You know how it happens, when a tournament is getting close to its fruition, many players decide to cut deals with each other. You see it all the time, whether it is online or offline poker, players cutting the prize pools to ensure they get a good payout no matter what the finish. It is most definitely not something that is out of the ordinary…except in possibly one situation.
In the satellite for the Big One For One Drop, a truly interesting situation arose. This satellite was a $25,000 buy-in event that had 96 players which meant just a 2 place payout. Whoever finished in first place would win no cash, just a $1million free ticket for the buy-in at the Big One For Drop One event at the WSOP. The player who won this $1 million ticket would then stand a chance of winning $18.3 million.
Now here is where it gets interesting, the player who comes second in this tournament does not win a seat in the $1 million buy-in event, they win $1 million instead.
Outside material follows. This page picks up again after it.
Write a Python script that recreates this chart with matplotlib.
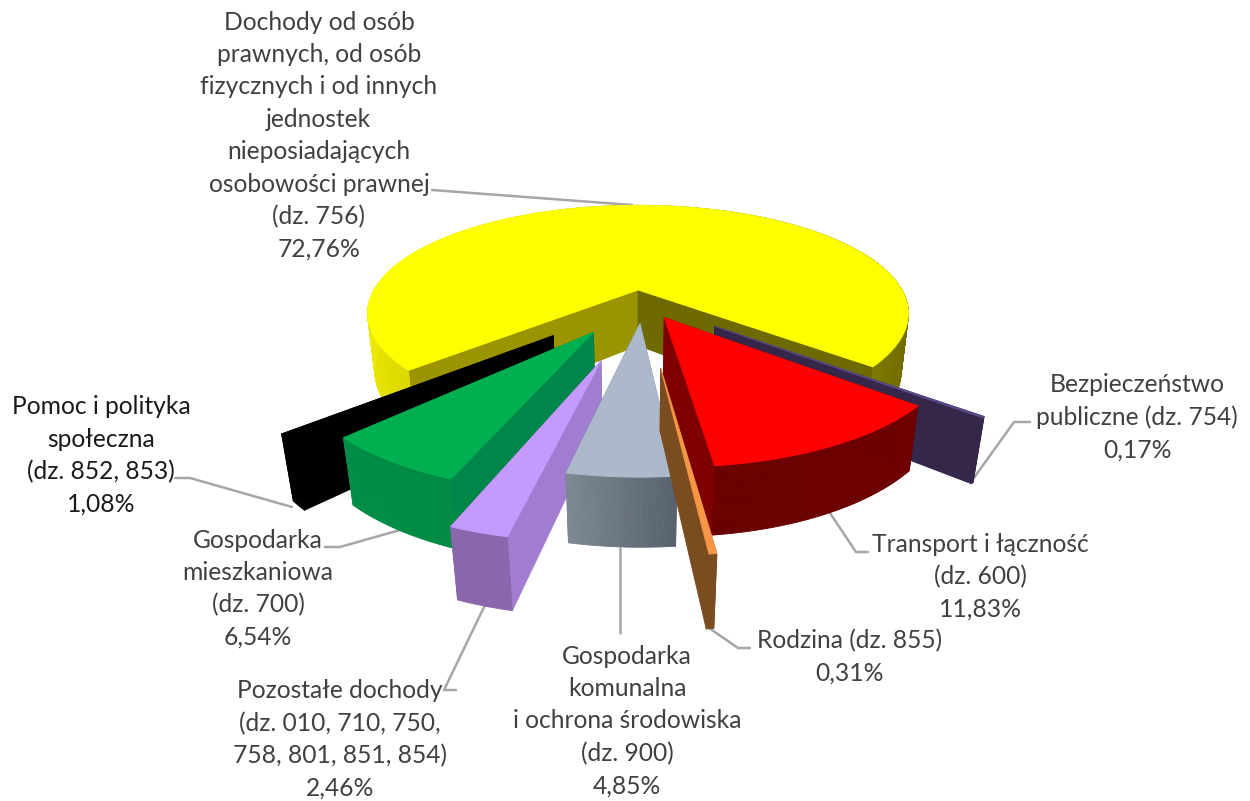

In this particular satellite, when everybody else had been eliminated and it got down to the final two players it was Gus Hansen and Shaun Deeb. These players are both exceptionally well known on the poker circuit and amongst poker fans the world over.
When it initially got down to heads up booth players had relatively level stacks, which promised to be a possibly intriguing matchup if it went to the death. However both players deciding to spend a few minutes to try and work out a deal that suits each player.
When they finally made their way back to the table, they sat down and continued to play. The play that was to ensue though has been discussed ever since.
Play started and Shaun Deeb made an initial raise which was practically the entire size of his stack, apart from just one chip worth 5,000. Hansen called and he flop came out, Hansen then made a bet and Deeb folded. Of course any one would know that Deeb certainly had the pot odds to call with his final 5,000.
Hansen the won the very next hand and won the tournament, taking his seat in the event that could win him far more than the $1million Deeb took down for finishing second.
What Was Said In That Discussion?
Nobody truly knows, but as it seems, Deeb wanted the second prize rather than the top one. It is definitely a lot of money which he can use to payroll his tournament entries for a whole year. There is also a possibility that some deal may have been struck between the two concerning a percentage of any winnings that Hansen could possibly make at the Big One event.
In my opinion Deeb took the best option, its fast money and it’s a guaranteed year’s money for tournaments that he now does not have to worry about. If he took the seat at the Big One Event there is still the chance he could have walked away with nothing, especially considering the caliber of players he would have been up against.